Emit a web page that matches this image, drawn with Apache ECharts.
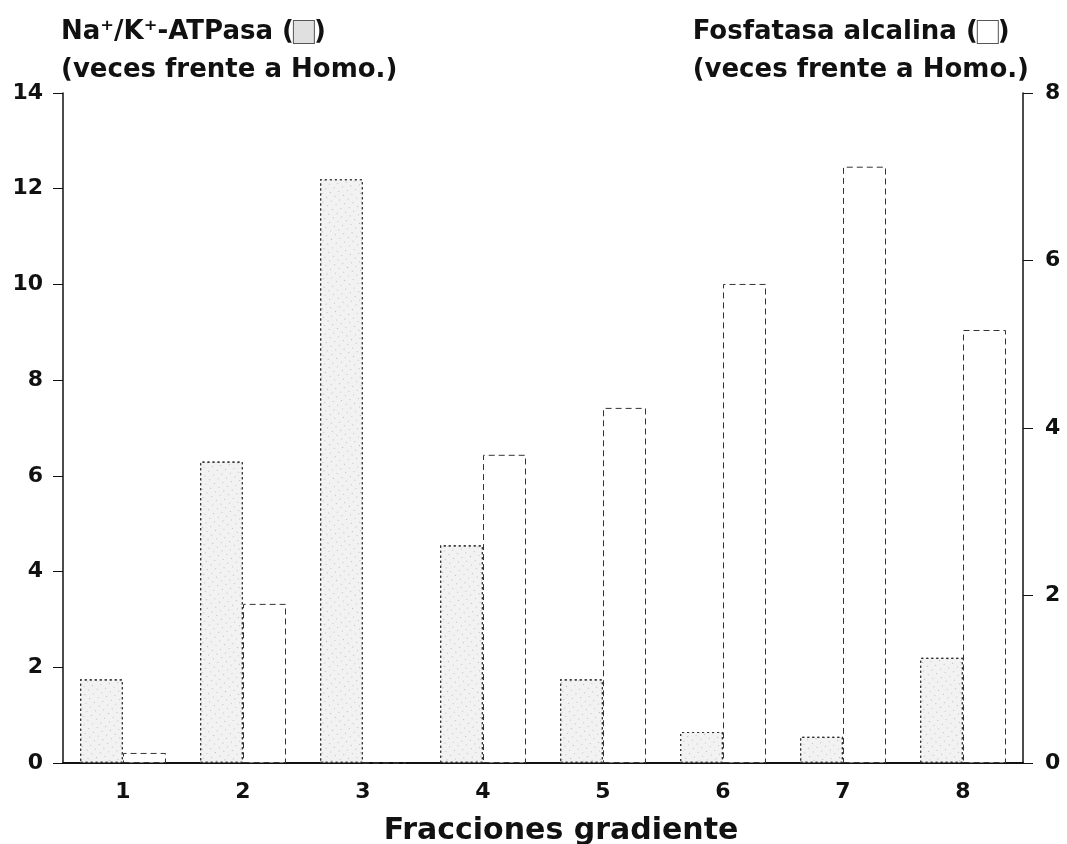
<!DOCTYPE html>
<html>
<head>
<meta charset="utf-8">
<style>
  html, body { margin: 0; padding: 0; background: #fff; }
  #chart { width: 1067px; height: 844px; }
</style>
<script src="https://cdn.jsdelivr.net/npm/echarts@6/dist/echarts.min.js"></script>
</head>
<body>
<div id="chart"></div>
<script>
const categories = ['1', '2', '3', '4', '5', '6', '7', '8'];
const atpasa = [1.75, 6.3, 12.2, 4.55, 1.75, 0.65, 0.55, 2.2];
const fosfatasa = [0.12, 1.9, 0, 3.68, 4.24, 5.72, 7.12, 5.17];
const leftTicks = [0, 14, 2];
const rightTicks = [0, 8, 2];

const FONT = 'DejaVu Sans';
const chart = echarts.init(document.getElementById('chart'), null, { renderer: 'canvas' });

const boxBase = { width: 20, height: 22, borderColor: '#555', borderWidth: 1, borderType: 'dotted' };
const titleStyle = (text, align) => ({
  text: text,
  fontFamily: FONT, fontWeight: 'bold', fontSize: 26, fill: '#111',
  lineHeight: 38, align: align, verticalAlign: 'top',
  rich: {
    na: Object.assign({}, boxBase, { backgroundColor: '#e0e0e0' }),
    ap: Object.assign({}, boxBase, { backgroundColor: '#fff' })
  }
});

chart.setOption({
  animation: false,
  backgroundColor: '#fff',
  graphic: [
    { type: 'text', left: 61, top: 13, style: titleStyle('Na⁺/K⁺-ATPasa ({na|})\n(veces frente a Homo.)', 'left') },
    { type: 'text', right: 38, top: 13, style: titleStyle('Fosfatasa alcalina ({ap|})\n(veces frente a Homo.)', 'right') }
  ],
  grid: { left: 63, right: 44, top: 93, bottom: 81, containLabel: false, outerBoundsMode: 'none' },
  xAxis: {
    type: 'category',
    data: categories,
    axisLine: { show: true, lineStyle: { color: '#111', width: 2 } },
    axisTick: { show: false },
    axisLabel: { fontFamily: FONT, fontWeight: 'bold', fontSize: 22, color: '#111', margin: 18 },
    name: 'Fracciones gradiente',
    nameLocation: 'middle',
    nameGap: 53,
    nameTextStyle: { fontFamily: FONT, fontWeight: 'bold', fontSize: 30, color: '#111', padding: [0, 0, 0, 36] }
  },
  yAxis: [
    {
      type: 'value', min: leftTicks[0], max: leftTicks[1], interval: leftTicks[2],
      position: 'left',
      axisLine: { show: true, lineStyle: { color: '#111', width: 1.5 } },
      axisTick: { show: true, inside: false, length: 10, lineStyle: { color: '#111' } },
      axisLabel: { fontFamily: FONT, fontWeight: 'bold', fontSize: 22, color: '#111', margin: 20 },
      splitLine: { show: false }
    },
    {
      type: 'value', min: rightTicks[0], max: rightTicks[1], interval: rightTicks[2],
      position: 'right',
      axisLine: { show: true, lineStyle: { color: '#111', width: 1.5 } },
      axisTick: { show: true, inside: false, length: 10, lineStyle: { color: '#111' } },
      axisLabel: { fontFamily: FONT, fontWeight: 'bold', fontSize: 22, color: '#111', margin: 22 },
      splitLine: { show: false }
    }
  ],
  series: [
    {
      name: 'Na⁺/K⁺-ATPasa',
      type: 'bar',
      yAxisIndex: 0,
      data: atpasa,
      barWidth: 43,
      barGap: '0%',
      itemStyle: {
        color: '#f2f2f2',
        borderColor: '#333',
        borderWidth: 1.2,
        borderType: [2, 3],
        decal: {
          symbol: 'rect',
          symbolSize: 0.7,
          color: 'rgba(30,30,30,0.7)',
          dashArrayX: [1, 5],
          dashArrayY: [1, 5],
          rotation: -0.9
        }
      }
    },
    {
      name: 'Fosfatasa alcalina',
      type: 'bar',
      yAxisIndex: 1,
      data: fosfatasa,
      barWidth: 43,
      barGap: '0%',
      itemStyle: {
        color: '#ffffff',
        borderColor: '#333',
        borderWidth: 1,
        borderType: [6, 4]
      }
    }
  ]
});
</script>
</body>
</html>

__YOUR OBJECTIVE__. Restate the data above exactly, stripping out each image.

__THE ANSWER__.
Emit a web page that matches this image, drawn with Apache ECharts.
<!DOCTYPE html>
<html>
<head>
<meta charset="utf-8">
<style>
  html, body { margin: 0; padding: 0; background: #fff; }
  #chart { width: 1067px; height: 844px; }
</style>
<script src="https://cdn.jsdelivr.net/npm/echarts@6/dist/echarts.min.js"></script>
</head>
<body>
<div id="chart"></div>
<script>
const categories = ['1', '2', '3', '4', '5', '6', '7', '8'];
const atpasa = [1.75, 6.3, 12.2, 4.55, 1.75, 0.65, 0.55, 2.2];
const fosfatasa = [0.12, 1.9, 0, 3.68, 4.24, 5.72, 7.12, 5.17];
const leftTicks = [0, 14, 2];
const rightTicks = [0, 8, 2];

const FONT = 'DejaVu Sans';
const chart = echarts.init(document.getElementById('chart'), null, { renderer: 'canvas' });

const boxBase = { width: 20, height: 22, borderColor: '#555', borderWidth: 1, borderType: 'dotted' };
const titleStyle = (text, align) => ({
  text: text,
  fontFamily: FONT, fontWeight: 'bold', fontSize: 26, fill: '#111',
  lineHeight: 38, align: align, verticalAlign: 'top',
  rich: {
    na: Object.assign({}, boxBase, { backgroundColor: '#e0e0e0' }),
    ap: Object.assign({}, boxBase, { backgroundColor: '#fff' })
  }
});

chart.setOption({
  animation: false,
  backgroundColor: '#fff',
  graphic: [
    { type: 'text', left: 61, top: 13, style: titleStyle('Na⁺/K⁺-ATPasa ({na|})\n(veces frente a Homo.)', 'left') },
    { type: 'text', right: 38, top: 13, style: titleStyle('Fosfatasa alcalina ({ap|})\n(veces frente a Homo.)', 'right') }
  ],
  grid: { left: 63, right: 44, top: 93, bottom: 81, containLabel: false, outerBoundsMode: 'none' },
  xAxis: {
    type: 'category',
    data: categories,
    axisLine: { show: true, lineStyle: { color: '#111', width: 2 } },
    axisTick: { show: false },
    axisLabel: { fontFamily: FONT, fontWeight: 'bold', fontSize: 22, color: '#111', margin: 18 },
    name: 'Fracciones gradiente',
    nameLocation: 'middle',
    nameGap: 53,
    nameTextStyle: { fontFamily: FONT, fontWeight: 'bold', fontSize: 30, color: '#111', padding: [0, 0, 0, 36] }
  },
  yAxis: [
    {
      type: 'value', min: leftTicks[0], max: leftTicks[1], interval: leftTicks[2],
      position: 'left',
      axisLine: { show: true, lineStyle: { color: '#111', width: 1.5 } },
      axisTick: { show: true, inside: false, length: 10, lineStyle: { color: '#111' } },
      axisLabel: { fontFamily: FONT, fontWeight: 'bold', fontSize: 22, color: '#111', margin: 20 },
      splitLine: { show: false }
    },
    {
      type: 'value', min: rightTicks[0], max: rightTicks[1], interval: rightTicks[2],
      position: 'right',
      axisLine: { show: true, lineStyle: { color: '#111', width: 1.5 } },
      axisTick: { show: true, inside: false, length: 10, lineStyle: { color: '#111' } },
      axisLabel: { fontFamily: FONT, fontWeight: 'bold', fontSize: 22, color: '#111', margin: 22 },
      splitLine: { show: false }
    }
  ],
  series: [
    {
      name: 'Na⁺/K⁺-ATPasa',
      type: 'bar',
      yAxisIndex: 0,
      data: atpasa,
      barWidth: 43,
      barGap: '0%',
      itemStyle: {
        color: '#f2f2f2',
        borderColor: '#333',
        borderWidth: 1.2,
        borderType: [2, 3],
        decal: {
          symbol: 'rect',
          symbolSize: 0.7,
          color: 'rgba(30,30,30,0.7)',
          dashArrayX: [1, 5],
          dashArrayY: [1, 5],
          rotation: -0.9
        }
      }
    },
    {
      name: 'Fosfatasa alcalina',
      type: 'bar',
      yAxisIndex: 1,
      data: fosfatasa,
      barWidth: 43,
      barGap: '0%',
      itemStyle: {
        color: '#ffffff',
        borderColor: '#333',
        borderWidth: 1,
        borderType: [6, 4]
      }
    }
  ]
});
</script>
</body>
</html>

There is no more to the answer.